Written task: Copy all of the material exactly. Pictures are not to appear in the copy.

Recorded information:
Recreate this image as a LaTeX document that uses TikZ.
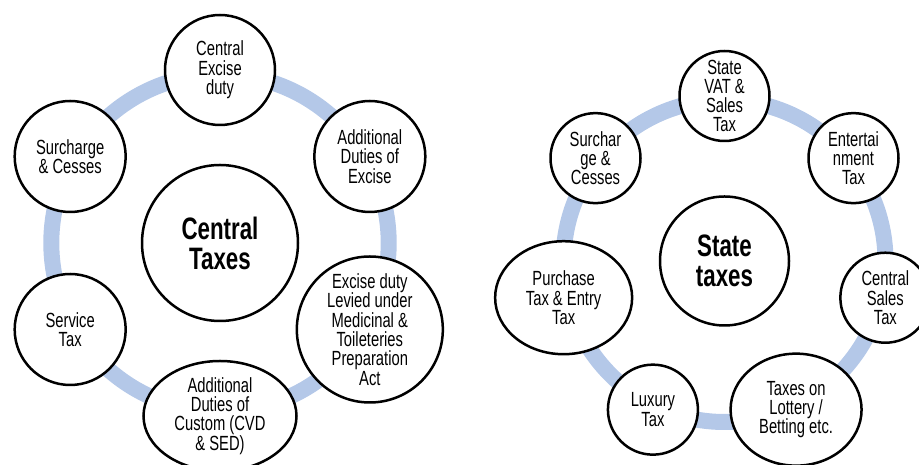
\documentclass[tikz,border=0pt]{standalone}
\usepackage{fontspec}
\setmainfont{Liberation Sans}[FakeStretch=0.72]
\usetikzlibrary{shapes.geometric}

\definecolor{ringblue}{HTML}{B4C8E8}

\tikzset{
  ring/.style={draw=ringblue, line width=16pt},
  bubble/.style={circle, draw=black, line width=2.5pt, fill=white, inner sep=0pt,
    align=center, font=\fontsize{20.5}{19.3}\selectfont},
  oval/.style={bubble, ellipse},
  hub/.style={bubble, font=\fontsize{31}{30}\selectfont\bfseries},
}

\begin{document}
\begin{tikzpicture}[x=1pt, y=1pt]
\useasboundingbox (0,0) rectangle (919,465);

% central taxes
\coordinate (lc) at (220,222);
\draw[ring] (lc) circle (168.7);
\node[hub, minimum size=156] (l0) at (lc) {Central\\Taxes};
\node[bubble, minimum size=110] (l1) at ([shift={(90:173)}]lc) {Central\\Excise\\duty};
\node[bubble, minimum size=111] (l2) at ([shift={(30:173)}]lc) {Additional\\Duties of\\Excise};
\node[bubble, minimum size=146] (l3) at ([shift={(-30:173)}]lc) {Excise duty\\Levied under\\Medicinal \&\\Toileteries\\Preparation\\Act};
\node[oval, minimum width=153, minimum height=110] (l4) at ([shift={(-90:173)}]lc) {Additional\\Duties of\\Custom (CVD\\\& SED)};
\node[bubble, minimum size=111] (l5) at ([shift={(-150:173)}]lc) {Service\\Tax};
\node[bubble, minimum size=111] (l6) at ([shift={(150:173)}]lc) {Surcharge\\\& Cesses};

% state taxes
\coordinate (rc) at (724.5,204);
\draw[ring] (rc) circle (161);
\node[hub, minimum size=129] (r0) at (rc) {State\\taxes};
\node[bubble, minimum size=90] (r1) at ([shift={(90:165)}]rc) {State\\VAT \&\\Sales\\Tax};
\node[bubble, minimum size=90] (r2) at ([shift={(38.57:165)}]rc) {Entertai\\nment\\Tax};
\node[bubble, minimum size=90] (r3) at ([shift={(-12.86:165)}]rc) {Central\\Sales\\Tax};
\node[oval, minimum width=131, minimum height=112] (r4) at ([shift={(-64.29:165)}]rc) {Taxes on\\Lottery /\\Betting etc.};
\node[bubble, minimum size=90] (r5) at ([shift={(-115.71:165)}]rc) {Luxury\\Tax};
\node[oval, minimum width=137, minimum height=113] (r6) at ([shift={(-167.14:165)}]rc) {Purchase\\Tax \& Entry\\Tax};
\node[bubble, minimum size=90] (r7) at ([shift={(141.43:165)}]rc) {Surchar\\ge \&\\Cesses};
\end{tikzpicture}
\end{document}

Solution to the problem:
Recreate this image as a LaTeX document that uses TikZ.
\documentclass[tikz,border=0pt]{standalone}
\usepackage{fontspec}
\setmainfont{Liberation Sans}[FakeStretch=0.72]
\usetikzlibrary{shapes.geometric}

\definecolor{ringblue}{HTML}{B4C8E8}

\tikzset{
  ring/.style={draw=ringblue, line width=16pt},
  bubble/.style={circle, draw=black, line width=2.5pt, fill=white, inner sep=0pt,
    align=center, font=\fontsize{20.5}{19.3}\selectfont},
  oval/.style={bubble, ellipse},
  hub/.style={bubble, font=\fontsize{31}{30}\selectfont\bfseries},
}

\begin{document}
\begin{tikzpicture}[x=1pt, y=1pt]
\useasboundingbox (0,0) rectangle (919,465);

% central taxes
\coordinate (lc) at (220,222);
\draw[ring] (lc) circle (168.7);
\node[hub, minimum size=156] (l0) at (lc) {Central\\Taxes};
\node[bubble, minimum size=110] (l1) at ([shift={(90:173)}]lc) {Central\\Excise\\duty};
\node[bubble, minimum size=111] (l2) at ([shift={(30:173)}]lc) {Additional\\Duties of\\Excise};
\node[bubble, minimum size=146] (l3) at ([shift={(-30:173)}]lc) {Excise duty\\Levied under\\Medicinal \&\\Toileteries\\Preparation\\Act};
\node[oval, minimum width=153, minimum height=110] (l4) at ([shift={(-90:173)}]lc) {Additional\\Duties of\\Custom (CVD\\\& SED)};
\node[bubble, minimum size=111] (l5) at ([shift={(-150:173)}]lc) {Service\\Tax};
\node[bubble, minimum size=111] (l6) at ([shift={(150:173)}]lc) {Surcharge\\\& Cesses};

% state taxes
\coordinate (rc) at (724.5,204);
\draw[ring] (rc) circle (161);
\node[hub, minimum size=129] (r0) at (rc) {State\\taxes};
\node[bubble, minimum size=90] (r1) at ([shift={(90:165)}]rc) {State\\VAT \&\\Sales\\Tax};
\node[bubble, minimum size=90] (r2) at ([shift={(38.57:165)}]rc) {Entertai\\nment\\Tax};
\node[bubble, minimum size=90] (r3) at ([shift={(-12.86:165)}]rc) {Central\\Sales\\Tax};
\node[oval, minimum width=131, minimum height=112] (r4) at ([shift={(-64.29:165)}]rc) {Taxes on\\Lottery /\\Betting etc.};
\node[bubble, minimum size=90] (r5) at ([shift={(-115.71:165)}]rc) {Luxury\\Tax};
\node[oval, minimum width=137, minimum height=113] (r6) at ([shift={(-167.14:165)}]rc) {Purchase\\Tax \& Entry\\Tax};
\node[bubble, minimum size=90] (r7) at ([shift={(141.43:165)}]rc) {Surchar\\ge \&\\Cesses};
\end{tikzpicture}
\end{document}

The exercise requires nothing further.